* **Your task**
All of the listing below must be repeated word for word. Pictures are the only thing to omit.
— start —
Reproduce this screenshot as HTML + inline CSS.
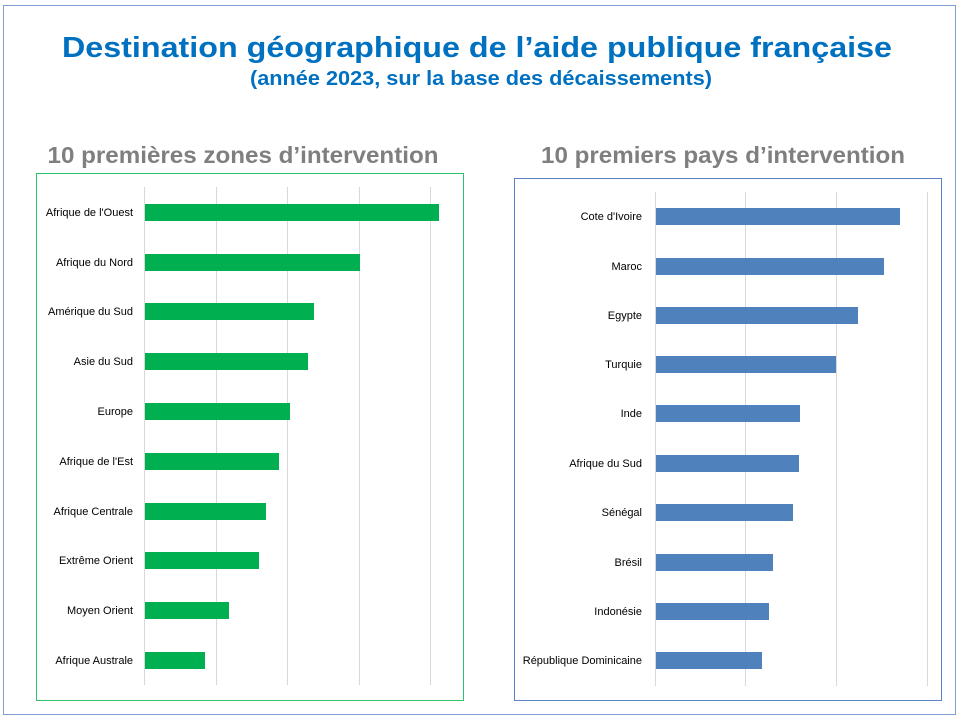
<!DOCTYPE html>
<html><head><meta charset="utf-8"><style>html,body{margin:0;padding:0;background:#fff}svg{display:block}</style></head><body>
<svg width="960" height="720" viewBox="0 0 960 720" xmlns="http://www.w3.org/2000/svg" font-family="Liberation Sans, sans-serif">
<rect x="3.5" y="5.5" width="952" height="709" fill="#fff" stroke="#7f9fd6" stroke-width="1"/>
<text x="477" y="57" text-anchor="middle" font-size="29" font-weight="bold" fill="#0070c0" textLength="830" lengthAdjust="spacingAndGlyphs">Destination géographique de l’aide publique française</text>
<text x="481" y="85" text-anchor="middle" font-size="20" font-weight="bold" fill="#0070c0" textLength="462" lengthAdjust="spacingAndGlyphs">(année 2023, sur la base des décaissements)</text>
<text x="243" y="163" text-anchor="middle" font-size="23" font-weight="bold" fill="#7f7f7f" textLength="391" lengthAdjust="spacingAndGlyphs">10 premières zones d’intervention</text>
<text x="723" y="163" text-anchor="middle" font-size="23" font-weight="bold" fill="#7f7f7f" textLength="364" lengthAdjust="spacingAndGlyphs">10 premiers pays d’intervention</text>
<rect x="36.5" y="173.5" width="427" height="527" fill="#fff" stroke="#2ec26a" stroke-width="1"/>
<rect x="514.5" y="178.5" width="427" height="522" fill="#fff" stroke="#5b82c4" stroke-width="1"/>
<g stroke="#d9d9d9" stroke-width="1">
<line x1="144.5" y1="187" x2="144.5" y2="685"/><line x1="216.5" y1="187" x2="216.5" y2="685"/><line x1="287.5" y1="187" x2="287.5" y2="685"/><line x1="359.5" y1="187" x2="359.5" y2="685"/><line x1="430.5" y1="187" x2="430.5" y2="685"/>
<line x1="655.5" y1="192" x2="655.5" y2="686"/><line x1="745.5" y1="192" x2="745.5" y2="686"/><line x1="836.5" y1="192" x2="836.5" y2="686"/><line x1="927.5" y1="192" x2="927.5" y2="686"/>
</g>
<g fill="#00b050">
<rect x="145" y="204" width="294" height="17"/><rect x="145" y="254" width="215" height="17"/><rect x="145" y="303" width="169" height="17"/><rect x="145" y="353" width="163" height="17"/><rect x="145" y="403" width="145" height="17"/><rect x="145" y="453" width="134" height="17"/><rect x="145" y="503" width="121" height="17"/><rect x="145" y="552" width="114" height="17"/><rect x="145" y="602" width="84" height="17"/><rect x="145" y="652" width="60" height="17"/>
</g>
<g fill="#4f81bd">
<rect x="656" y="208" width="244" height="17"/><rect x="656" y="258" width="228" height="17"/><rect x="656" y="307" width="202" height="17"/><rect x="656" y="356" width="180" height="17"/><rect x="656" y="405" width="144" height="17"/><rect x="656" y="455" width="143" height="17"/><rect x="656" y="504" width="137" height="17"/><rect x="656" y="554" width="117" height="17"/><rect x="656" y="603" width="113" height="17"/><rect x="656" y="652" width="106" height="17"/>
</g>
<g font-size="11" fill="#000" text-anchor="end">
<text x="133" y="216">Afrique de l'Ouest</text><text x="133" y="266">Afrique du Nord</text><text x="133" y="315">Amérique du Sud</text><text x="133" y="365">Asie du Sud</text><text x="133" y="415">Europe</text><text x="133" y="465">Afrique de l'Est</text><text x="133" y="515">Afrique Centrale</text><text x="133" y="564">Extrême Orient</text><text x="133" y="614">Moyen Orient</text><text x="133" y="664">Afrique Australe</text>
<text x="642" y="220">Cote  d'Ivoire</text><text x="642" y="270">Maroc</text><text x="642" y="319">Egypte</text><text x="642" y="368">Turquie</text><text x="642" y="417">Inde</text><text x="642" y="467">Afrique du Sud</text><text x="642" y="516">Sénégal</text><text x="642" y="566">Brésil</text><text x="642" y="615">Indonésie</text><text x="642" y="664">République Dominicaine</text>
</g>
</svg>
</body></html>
— end —
* **The completed task**
Reproduce this screenshot as HTML + inline CSS.
<!DOCTYPE html>
<html><head><meta charset="utf-8"><style>html,body{margin:0;padding:0;background:#fff}svg{display:block}</style></head><body>
<svg width="960" height="720" viewBox="0 0 960 720" xmlns="http://www.w3.org/2000/svg" font-family="Liberation Sans, sans-serif">
<rect x="3.5" y="5.5" width="952" height="709" fill="#fff" stroke="#7f9fd6" stroke-width="1"/>
<text x="477" y="57" text-anchor="middle" font-size="29" font-weight="bold" fill="#0070c0" textLength="830" lengthAdjust="spacingAndGlyphs">Destination géographique de l’aide publique française</text>
<text x="481" y="85" text-anchor="middle" font-size="20" font-weight="bold" fill="#0070c0" textLength="462" lengthAdjust="spacingAndGlyphs">(année 2023, sur la base des décaissements)</text>
<text x="243" y="163" text-anchor="middle" font-size="23" font-weight="bold" fill="#7f7f7f" textLength="391" lengthAdjust="spacingAndGlyphs">10 premières zones d’intervention</text>
<text x="723" y="163" text-anchor="middle" font-size="23" font-weight="bold" fill="#7f7f7f" textLength="364" lengthAdjust="spacingAndGlyphs">10 premiers pays d’intervention</text>
<rect x="36.5" y="173.5" width="427" height="527" fill="#fff" stroke="#2ec26a" stroke-width="1"/>
<rect x="514.5" y="178.5" width="427" height="522" fill="#fff" stroke="#5b82c4" stroke-width="1"/>
<g stroke="#d9d9d9" stroke-width="1">
<line x1="144.5" y1="187" x2="144.5" y2="685"/><line x1="216.5" y1="187" x2="216.5" y2="685"/><line x1="287.5" y1="187" x2="287.5" y2="685"/><line x1="359.5" y1="187" x2="359.5" y2="685"/><line x1="430.5" y1="187" x2="430.5" y2="685"/>
<line x1="655.5" y1="192" x2="655.5" y2="686"/><line x1="745.5" y1="192" x2="745.5" y2="686"/><line x1="836.5" y1="192" x2="836.5" y2="686"/><line x1="927.5" y1="192" x2="927.5" y2="686"/>
</g>
<g fill="#00b050">
<rect x="145" y="204" width="294" height="17"/><rect x="145" y="254" width="215" height="17"/><rect x="145" y="303" width="169" height="17"/><rect x="145" y="353" width="163" height="17"/><rect x="145" y="403" width="145" height="17"/><rect x="145" y="453" width="134" height="17"/><rect x="145" y="503" width="121" height="17"/><rect x="145" y="552" width="114" height="17"/><rect x="145" y="602" width="84" height="17"/><rect x="145" y="652" width="60" height="17"/>
</g>
<g fill="#4f81bd">
<rect x="656" y="208" width="244" height="17"/><rect x="656" y="258" width="228" height="17"/><rect x="656" y="307" width="202" height="17"/><rect x="656" y="356" width="180" height="17"/><rect x="656" y="405" width="144" height="17"/><rect x="656" y="455" width="143" height="17"/><rect x="656" y="504" width="137" height="17"/><rect x="656" y="554" width="117" height="17"/><rect x="656" y="603" width="113" height="17"/><rect x="656" y="652" width="106" height="17"/>
</g>
<g font-size="11" fill="#000" text-anchor="end">
<text x="133" y="216">Afrique de l'Ouest</text><text x="133" y="266">Afrique du Nord</text><text x="133" y="315">Amérique du Sud</text><text x="133" y="365">Asie du Sud</text><text x="133" y="415">Europe</text><text x="133" y="465">Afrique de l'Est</text><text x="133" y="515">Afrique Centrale</text><text x="133" y="564">Extrême Orient</text><text x="133" y="614">Moyen Orient</text><text x="133" y="664">Afrique Australe</text>
<text x="642" y="220">Cote  d'Ivoire</text><text x="642" y="270">Maroc</text><text x="642" y="319">Egypte</text><text x="642" y="368">Turquie</text><text x="642" y="417">Inde</text><text x="642" y="467">Afrique du Sud</text><text x="642" y="516">Sénégal</text><text x="642" y="566">Brésil</text><text x="642" y="615">Indonésie</text><text x="642" y="664">République Dominicaine</text>
</g>
</svg>
</body></html>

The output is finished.